EXERCISE DETAILS: Transcribe every line exactly and omit anything that is a picture.

Start GIVEN DATA

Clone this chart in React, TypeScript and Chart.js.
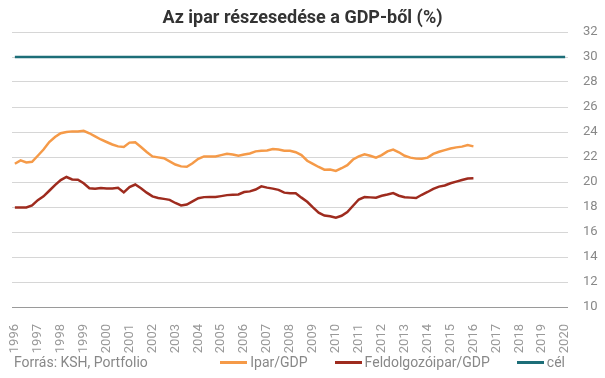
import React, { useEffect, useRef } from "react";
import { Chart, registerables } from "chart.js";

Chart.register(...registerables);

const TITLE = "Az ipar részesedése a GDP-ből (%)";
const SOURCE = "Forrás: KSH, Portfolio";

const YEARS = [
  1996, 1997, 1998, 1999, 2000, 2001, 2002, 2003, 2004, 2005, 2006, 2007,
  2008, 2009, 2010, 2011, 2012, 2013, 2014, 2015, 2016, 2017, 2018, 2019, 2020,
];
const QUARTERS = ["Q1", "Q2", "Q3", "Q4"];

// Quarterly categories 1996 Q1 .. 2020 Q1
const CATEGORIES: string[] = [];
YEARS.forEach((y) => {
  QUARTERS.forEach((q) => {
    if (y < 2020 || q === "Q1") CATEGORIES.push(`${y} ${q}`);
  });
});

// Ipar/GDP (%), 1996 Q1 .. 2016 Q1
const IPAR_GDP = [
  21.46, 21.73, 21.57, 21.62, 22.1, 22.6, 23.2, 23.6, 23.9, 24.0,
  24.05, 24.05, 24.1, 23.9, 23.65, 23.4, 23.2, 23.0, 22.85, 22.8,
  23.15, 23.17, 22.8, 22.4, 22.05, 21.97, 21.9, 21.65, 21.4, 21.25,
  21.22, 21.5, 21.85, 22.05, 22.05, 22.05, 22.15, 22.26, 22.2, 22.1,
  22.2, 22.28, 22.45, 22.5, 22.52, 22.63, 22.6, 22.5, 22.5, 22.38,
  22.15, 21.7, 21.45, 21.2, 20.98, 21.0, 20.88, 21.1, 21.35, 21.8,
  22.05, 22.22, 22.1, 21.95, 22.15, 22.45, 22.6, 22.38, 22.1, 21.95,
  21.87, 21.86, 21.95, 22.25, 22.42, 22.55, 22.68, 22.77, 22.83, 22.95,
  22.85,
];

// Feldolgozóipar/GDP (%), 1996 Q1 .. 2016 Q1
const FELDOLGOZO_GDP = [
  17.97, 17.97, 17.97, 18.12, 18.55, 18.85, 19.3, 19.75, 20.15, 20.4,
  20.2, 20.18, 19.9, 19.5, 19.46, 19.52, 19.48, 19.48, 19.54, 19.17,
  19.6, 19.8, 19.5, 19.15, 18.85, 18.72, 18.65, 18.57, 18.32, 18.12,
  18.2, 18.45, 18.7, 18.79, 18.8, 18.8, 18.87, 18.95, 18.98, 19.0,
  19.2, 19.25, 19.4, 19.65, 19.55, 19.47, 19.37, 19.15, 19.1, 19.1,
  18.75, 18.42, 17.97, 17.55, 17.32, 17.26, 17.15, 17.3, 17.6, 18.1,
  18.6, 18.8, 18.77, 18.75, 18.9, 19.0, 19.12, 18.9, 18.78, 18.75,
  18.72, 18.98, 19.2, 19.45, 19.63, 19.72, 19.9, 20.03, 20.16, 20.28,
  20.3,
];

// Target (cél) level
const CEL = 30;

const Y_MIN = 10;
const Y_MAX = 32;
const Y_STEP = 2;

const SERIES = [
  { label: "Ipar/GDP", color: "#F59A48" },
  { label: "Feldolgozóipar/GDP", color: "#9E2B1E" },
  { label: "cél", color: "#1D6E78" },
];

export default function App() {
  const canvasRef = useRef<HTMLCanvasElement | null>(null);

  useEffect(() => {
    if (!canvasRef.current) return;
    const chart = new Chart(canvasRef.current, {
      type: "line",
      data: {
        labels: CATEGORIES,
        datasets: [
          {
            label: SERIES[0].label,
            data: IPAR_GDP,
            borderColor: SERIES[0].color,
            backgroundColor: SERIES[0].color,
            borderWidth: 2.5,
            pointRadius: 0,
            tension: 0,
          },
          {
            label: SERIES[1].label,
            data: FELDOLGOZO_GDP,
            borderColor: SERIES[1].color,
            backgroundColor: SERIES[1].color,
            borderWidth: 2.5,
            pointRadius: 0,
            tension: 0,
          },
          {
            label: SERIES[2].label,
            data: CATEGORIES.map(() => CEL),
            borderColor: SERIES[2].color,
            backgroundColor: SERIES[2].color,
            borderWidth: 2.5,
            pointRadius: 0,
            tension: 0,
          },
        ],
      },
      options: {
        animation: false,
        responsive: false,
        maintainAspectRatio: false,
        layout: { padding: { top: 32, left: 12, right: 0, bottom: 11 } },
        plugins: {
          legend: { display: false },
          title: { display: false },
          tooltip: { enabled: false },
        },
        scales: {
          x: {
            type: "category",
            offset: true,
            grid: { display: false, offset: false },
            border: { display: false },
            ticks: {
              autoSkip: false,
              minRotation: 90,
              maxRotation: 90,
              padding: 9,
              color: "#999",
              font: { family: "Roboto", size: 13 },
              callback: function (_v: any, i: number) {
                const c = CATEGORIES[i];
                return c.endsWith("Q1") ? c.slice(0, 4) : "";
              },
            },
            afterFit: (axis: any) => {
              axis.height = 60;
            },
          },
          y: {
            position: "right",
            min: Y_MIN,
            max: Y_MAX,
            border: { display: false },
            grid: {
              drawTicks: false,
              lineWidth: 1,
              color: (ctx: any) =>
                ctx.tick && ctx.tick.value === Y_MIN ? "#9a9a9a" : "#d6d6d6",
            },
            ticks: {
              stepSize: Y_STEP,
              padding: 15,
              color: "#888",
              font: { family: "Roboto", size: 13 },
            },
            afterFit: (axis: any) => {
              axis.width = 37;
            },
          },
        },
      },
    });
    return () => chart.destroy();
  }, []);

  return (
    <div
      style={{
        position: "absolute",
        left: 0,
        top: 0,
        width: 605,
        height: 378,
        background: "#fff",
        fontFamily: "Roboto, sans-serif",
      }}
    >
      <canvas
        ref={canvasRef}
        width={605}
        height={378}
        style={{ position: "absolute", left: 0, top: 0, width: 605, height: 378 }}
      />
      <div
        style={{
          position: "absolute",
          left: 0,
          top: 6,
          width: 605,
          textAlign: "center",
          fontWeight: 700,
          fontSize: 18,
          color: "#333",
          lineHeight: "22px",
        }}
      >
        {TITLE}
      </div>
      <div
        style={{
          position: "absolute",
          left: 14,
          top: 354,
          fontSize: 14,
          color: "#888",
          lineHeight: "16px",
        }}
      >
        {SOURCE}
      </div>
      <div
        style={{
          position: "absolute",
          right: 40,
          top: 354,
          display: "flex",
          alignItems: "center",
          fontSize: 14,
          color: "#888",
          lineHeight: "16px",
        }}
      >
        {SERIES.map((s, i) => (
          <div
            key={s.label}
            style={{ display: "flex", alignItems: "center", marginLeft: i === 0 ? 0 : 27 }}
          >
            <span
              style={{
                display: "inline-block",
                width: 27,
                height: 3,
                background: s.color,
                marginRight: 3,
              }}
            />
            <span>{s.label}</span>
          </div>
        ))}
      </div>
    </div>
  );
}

End GIVEN DATA

RESPONSE TO THE TASK:
Clone this chart in React, TypeScript and Chart.js.
import React, { useEffect, useRef } from "react";
import { Chart, registerables } from "chart.js";

Chart.register(...registerables);

const TITLE = "Az ipar részesedése a GDP-ből (%)";
const SOURCE = "Forrás: KSH, Portfolio";

const YEARS = [
  1996, 1997, 1998, 1999, 2000, 2001, 2002, 2003, 2004, 2005, 2006, 2007,
  2008, 2009, 2010, 2011, 2012, 2013, 2014, 2015, 2016, 2017, 2018, 2019, 2020,
];
const QUARTERS = ["Q1", "Q2", "Q3", "Q4"];

// Quarterly categories 1996 Q1 .. 2020 Q1
const CATEGORIES: string[] = [];
YEARS.forEach((y) => {
  QUARTERS.forEach((q) => {
    if (y < 2020 || q === "Q1") CATEGORIES.push(`${y} ${q}`);
  });
});

// Ipar/GDP (%), 1996 Q1 .. 2016 Q1
const IPAR_GDP = [
  21.46, 21.73, 21.57, 21.62, 22.1, 22.6, 23.2, 23.6, 23.9, 24.0,
  24.05, 24.05, 24.1, 23.9, 23.65, 23.4, 23.2, 23.0, 22.85, 22.8,
  23.15, 23.17, 22.8, 22.4, 22.05, 21.97, 21.9, 21.65, 21.4, 21.25,
  21.22, 21.5, 21.85, 22.05, 22.05, 22.05, 22.15, 22.26, 22.2, 22.1,
  22.2, 22.28, 22.45, 22.5, 22.52, 22.63, 22.6, 22.5, 22.5, 22.38,
  22.15, 21.7, 21.45, 21.2, 20.98, 21.0, 20.88, 21.1, 21.35, 21.8,
  22.05, 22.22, 22.1, 21.95, 22.15, 22.45, 22.6, 22.38, 22.1, 21.95,
  21.87, 21.86, 21.95, 22.25, 22.42, 22.55, 22.68, 22.77, 22.83, 22.95,
  22.85,
];

// Feldolgozóipar/GDP (%), 1996 Q1 .. 2016 Q1
const FELDOLGOZO_GDP = [
  17.97, 17.97, 17.97, 18.12, 18.55, 18.85, 19.3, 19.75, 20.15, 20.4,
  20.2, 20.18, 19.9, 19.5, 19.46, 19.52, 19.48, 19.48, 19.54, 19.17,
  19.6, 19.8, 19.5, 19.15, 18.85, 18.72, 18.65, 18.57, 18.32, 18.12,
  18.2, 18.45, 18.7, 18.79, 18.8, 18.8, 18.87, 18.95, 18.98, 19.0,
  19.2, 19.25, 19.4, 19.65, 19.55, 19.47, 19.37, 19.15, 19.1, 19.1,
  18.75, 18.42, 17.97, 17.55, 17.32, 17.26, 17.15, 17.3, 17.6, 18.1,
  18.6, 18.8, 18.77, 18.75, 18.9, 19.0, 19.12, 18.9, 18.78, 18.75,
  18.72, 18.98, 19.2, 19.45, 19.63, 19.72, 19.9, 20.03, 20.16, 20.28,
  20.3,
];

// Target (cél) level
const CEL = 30;

const Y_MIN = 10;
const Y_MAX = 32;
const Y_STEP = 2;

const SERIES = [
  { label: "Ipar/GDP", color: "#F59A48" },
  { label: "Feldolgozóipar/GDP", color: "#9E2B1E" },
  { label: "cél", color: "#1D6E78" },
];

export default function App() {
  const canvasRef = useRef<HTMLCanvasElement | null>(null);

  useEffect(() => {
    if (!canvasRef.current) return;
    const chart = new Chart(canvasRef.current, {
      type: "line",
      data: {
        labels: CATEGORIES,
        datasets: [
          {
            label: SERIES[0].label,
            data: IPAR_GDP,
            borderColor: SERIES[0].color,
            backgroundColor: SERIES[0].color,
            borderWidth: 2.5,
            pointRadius: 0,
            tension: 0,
          },
          {
            label: SERIES[1].label,
            data: FELDOLGOZO_GDP,
            borderColor: SERIES[1].color,
            backgroundColor: SERIES[1].color,
            borderWidth: 2.5,
            pointRadius: 0,
            tension: 0,
          },
          {
            label: SERIES[2].label,
            data: CATEGORIES.map(() => CEL),
            borderColor: SERIES[2].color,
            backgroundColor: SERIES[2].color,
            borderWidth: 2.5,
            pointRadius: 0,
            tension: 0,
          },
        ],
      },
      options: {
        animation: false,
        responsive: false,
        maintainAspectRatio: false,
        layout: { padding: { top: 32, left: 12, right: 0, bottom: 11 } },
        plugins: {
          legend: { display: false },
          title: { display: false },
          tooltip: { enabled: false },
        },
        scales: {
          x: {
            type: "category",
            offset: true,
            grid: { display: false, offset: false },
            border: { display: false },
            ticks: {
              autoSkip: false,
              minRotation: 90,
              maxRotation: 90,
              padding: 9,
              color: "#999",
              font: { family: "Roboto", size: 13 },
              callback: function (_v: any, i: number) {
                const c = CATEGORIES[i];
                return c.endsWith("Q1") ? c.slice(0, 4) : "";
              },
            },
            afterFit: (axis: any) => {
              axis.height = 60;
            },
          },
          y: {
            position: "right",
            min: Y_MIN,
            max: Y_MAX,
            border: { display: false },
            grid: {
              drawTicks: false,
              lineWidth: 1,
              color: (ctx: any) =>
                ctx.tick && ctx.tick.value === Y_MIN ? "#9a9a9a" : "#d6d6d6",
            },
            ticks: {
              stepSize: Y_STEP,
              padding: 15,
              color: "#888",
              font: { family: "Roboto", size: 13 },
            },
            afterFit: (axis: any) => {
              axis.width = 37;
            },
          },
        },
      },
    });
    return () => chart.destroy();
  }, []);

  return (
    <div
      style={{
        position: "absolute",
        left: 0,
        top: 0,
        width: 605,
        height: 378,
        background: "#fff",
        fontFamily: "Roboto, sans-serif",
      }}
    >
      <canvas
        ref={canvasRef}
        width={605}
        height={378}
        style={{ position: "absolute", left: 0, top: 0, width: 605, height: 378 }}
      />
      <div
        style={{
          position: "absolute",
          left: 0,
          top: 6,
          width: 605,
          textAlign: "center",
          fontWeight: 700,
          fontSize: 18,
          color: "#333",
          lineHeight: "22px",
        }}
      >
        {TITLE}
      </div>
      <div
        style={{
          position: "absolute",
          left: 14,
          top: 354,
          fontSize: 14,
          color: "#888",
          lineHeight: "16px",
        }}
      >
        {SOURCE}
      </div>
      <div
        style={{
          position: "absolute",
          right: 40,
          top: 354,
          display: "flex",
          alignItems: "center",
          fontSize: 14,
          color: "#888",
          lineHeight: "16px",
        }}
      >
        {SERIES.map((s, i) => (
          <div
            key={s.label}
            style={{ display: "flex", alignItems: "center", marginLeft: i === 0 ? 0 : 27 }}
          >
            <span
              style={{
                display: "inline-block",
                width: 27,
                height: 3,
                background: s.color,
                marginRight: 3,
              }}
            />
            <span>{s.label}</span>
          </div>
        ))}
      </div>
    </div>
  );
}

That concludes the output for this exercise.